News

Enrich yourself by helping others: A web content analysis of providers of gap year packages and activities in the Netherlands

article_published_on_label
March 17, 2017

A new publication out by GEO researcher Karin Peters, Inge Hermann and former MLE student Emy van Trijp! 'Enrich yourself by helping others: A web content analysis of providers of gap year packages and activities in the Netherlands' can be found in the newest volume of the journal Tourist Studies.

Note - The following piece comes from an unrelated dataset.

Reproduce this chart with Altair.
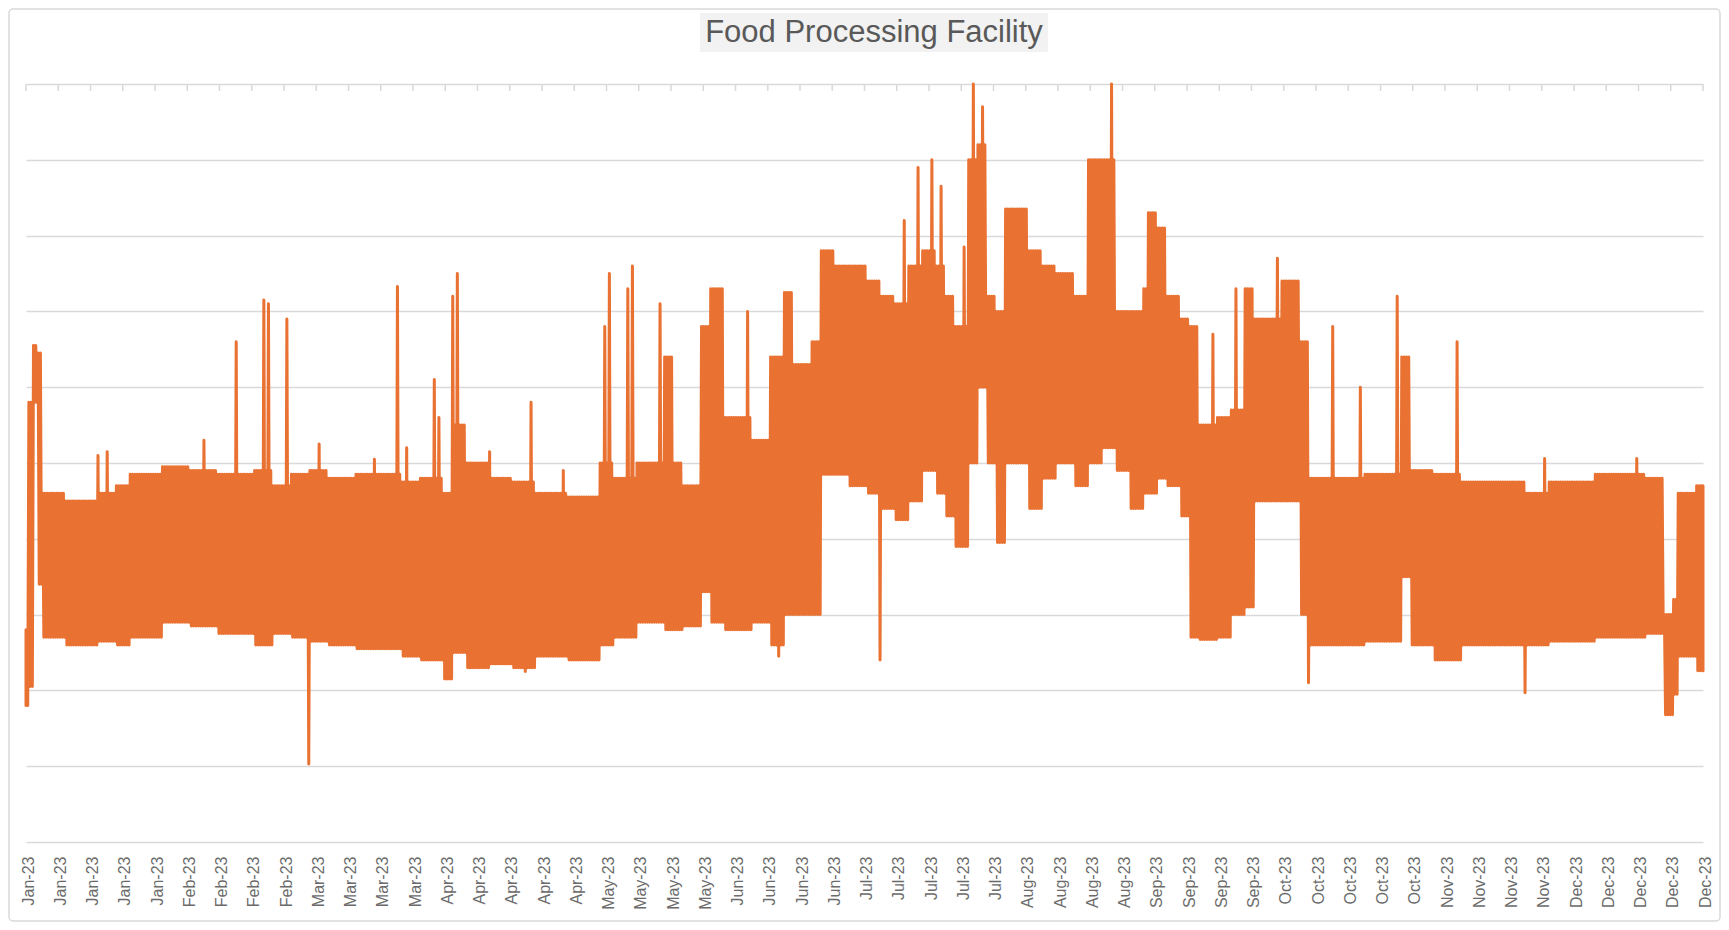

With this article, we aim to contribute to a growing academic and public debate on claims about ‘taking a gap year’ as (an act of) moral tourism, a means of self-development and ultimately resulting in global citizenship. More specifically, we examined how the gap year discourse is exhibited, influenced and shaped through the representation, promotion and construction of gap year packages and activities on websites operated by providers in the Netherlands. Informed by Bourdieu’s model of capital accumulation, we conducted a content analysis of websites operated by providers of gap year packages and activities in the Netherlands. Findings show that narratives about gap years primarily focus on positive and personal (future) benefits of accumulating skills and self-development to potential gappers, and in some cases to their parents. The gap year is represented as a commercial product that allows one to explore the world and the Self. The findings also showed that although Dutch providers promote the gap year product as ethical, emphasis is placed primarily on the ‘ethical’ benefits for the gapper himself or herself. The article concludes with a critical reflection on how representations of reciprocal altruism by providers of gap year packages and activities in practice primarily underwrite the accumulation of (cultural) capital and notions of selfhood.